Although the decision is non-binding, Kraus said, Scheindlin’s respected status means it will be widely read and frequently cited.

Judge Hillman called Scheindlin the “godmother of many of the changes that were made to the [FRCP] on electronic discovery. Her word clearly carries weight.”

Hedge fund fight

In 2004, a group of 96 investors sought to recover losses of $550 million from the liquidation of two British Virgin Islands-based hedge funds in which they held shares.
They asserted claims under federal securities laws against former directors, administrators and other officials connected with the funds.

The plaintiffs first produced electronic documents when the complaint was filed in 2004. They did so again in 2007 when a Private Securities Litigation Reform Act stay was lifted. At that point, some of the defendants alleged that substantial gaps were found in the plaintiffs’ document productions.

As a result, depositions were held.

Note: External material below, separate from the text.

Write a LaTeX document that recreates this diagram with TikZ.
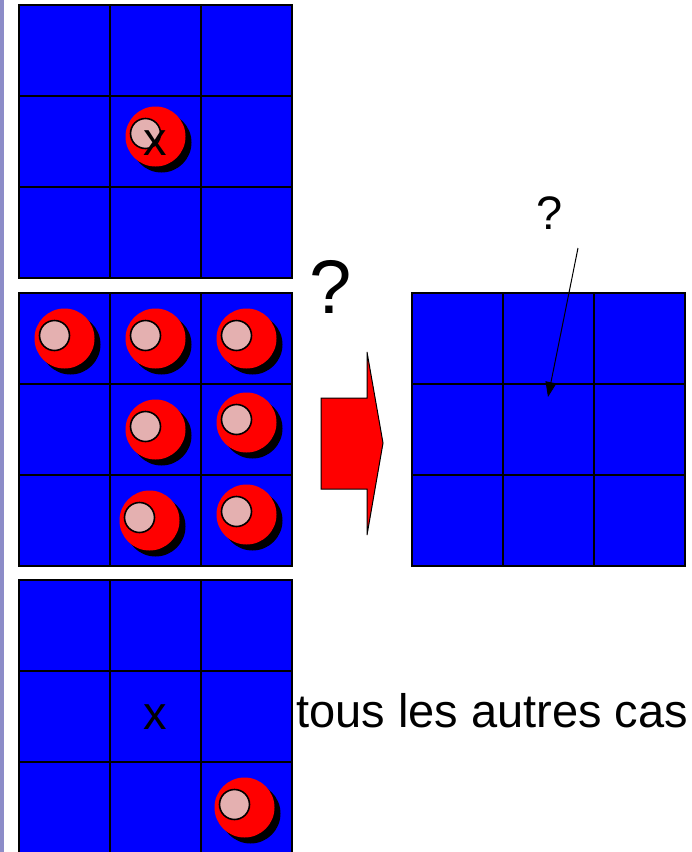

The court additionally ordered each plaintiff to provide a declaration stating efforts they undertook to recover documents.
Following the close of discovery, the defendants moved for sanctions, arguing that the plaintiffs had failed to preserve and produce documents, including several that had been stored electronically.

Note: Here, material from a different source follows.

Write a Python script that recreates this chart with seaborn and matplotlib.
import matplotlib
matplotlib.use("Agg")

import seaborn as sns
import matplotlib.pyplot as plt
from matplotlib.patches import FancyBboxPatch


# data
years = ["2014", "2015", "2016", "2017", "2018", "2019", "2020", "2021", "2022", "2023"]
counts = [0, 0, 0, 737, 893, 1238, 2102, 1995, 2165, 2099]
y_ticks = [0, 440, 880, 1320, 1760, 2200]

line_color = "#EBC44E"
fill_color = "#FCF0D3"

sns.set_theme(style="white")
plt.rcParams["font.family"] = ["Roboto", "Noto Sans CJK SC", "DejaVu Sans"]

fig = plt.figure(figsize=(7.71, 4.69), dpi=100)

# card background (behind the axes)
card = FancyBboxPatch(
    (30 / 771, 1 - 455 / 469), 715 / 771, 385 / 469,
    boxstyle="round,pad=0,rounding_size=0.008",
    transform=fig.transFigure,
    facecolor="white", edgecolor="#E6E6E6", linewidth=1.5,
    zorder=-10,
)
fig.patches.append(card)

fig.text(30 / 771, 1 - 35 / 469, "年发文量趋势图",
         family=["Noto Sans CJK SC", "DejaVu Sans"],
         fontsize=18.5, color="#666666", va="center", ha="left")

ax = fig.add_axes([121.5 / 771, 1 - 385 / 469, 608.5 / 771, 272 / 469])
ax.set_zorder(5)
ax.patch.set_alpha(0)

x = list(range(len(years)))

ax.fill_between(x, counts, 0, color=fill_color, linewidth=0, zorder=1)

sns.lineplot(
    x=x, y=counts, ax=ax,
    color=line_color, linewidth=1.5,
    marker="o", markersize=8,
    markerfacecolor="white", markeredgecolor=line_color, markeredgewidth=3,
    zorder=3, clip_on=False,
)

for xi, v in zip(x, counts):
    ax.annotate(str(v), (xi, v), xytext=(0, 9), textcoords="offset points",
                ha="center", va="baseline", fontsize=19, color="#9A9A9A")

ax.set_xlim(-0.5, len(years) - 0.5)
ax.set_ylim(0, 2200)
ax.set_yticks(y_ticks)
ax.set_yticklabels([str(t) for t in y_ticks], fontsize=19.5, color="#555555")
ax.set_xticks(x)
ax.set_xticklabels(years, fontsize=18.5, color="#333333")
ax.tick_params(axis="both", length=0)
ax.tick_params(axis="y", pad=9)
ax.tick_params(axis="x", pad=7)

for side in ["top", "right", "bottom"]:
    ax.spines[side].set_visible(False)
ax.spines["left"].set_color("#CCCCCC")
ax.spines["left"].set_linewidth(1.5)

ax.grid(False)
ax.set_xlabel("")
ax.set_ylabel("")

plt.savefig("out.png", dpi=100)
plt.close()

They also claimed the plaintiffs submitted false and misleading declarations.

Harmed integrity

In finding that 13 of the plaintiffs should be sanctioned for negligence and gross negligence, the judge wrote that courts do not expect any party to meet a standard of perfection.
“Nonetheless, the courts have a right to expect that litigants and counsel will take the necessary steps to ensure that relevant records are preserved when litigation is reasonably anticipated, and that such records are collected, reviewed, and produced to the opposing party,” she said. “As discussed six years ago in the Zubulake opinions, when this does not happen, the integrity of the judicial process is harmed and the courts are required to fashion a remedy.”

As part of their misconduct, Scheindlin wrote, the plaintiffs failed to send out litigation holds until the stay was lifted in 2007 and did not take appropriate steps to identify and preserve relevant evidence.

The duty to preserve arises whenever parties reasonably anticipate the possibility of litigation, the judge added. At that point, counsel must instruct them to suspend their routine document retention policy and put a litigation hold in place to ensure the preservation of relevant documents.

“A plaintiff’s duty is more often triggered before litigation commences,” she wrote, “in large
part because plaintiffs control the timing of litigation.”

Scheindlin said it was important to recognize that the case did not present any egregious examples of the purposeful destruction of evidence. Instead, she said, it was one in which the plaintiffs failed to institute timely written litigation holds and engaged in careless and indifferent collection efforts after their duty to preserve arose.

“While many treatises and cases routinely define negligence, gross negligence, and willfulness in the context of tortious conduct, I have found no clear definition of these terms in the context of discovery misconduct,” she wrote. “It is apparent to me that these terms simply describe a continuum. Conduct is either acceptable or unacceptable.”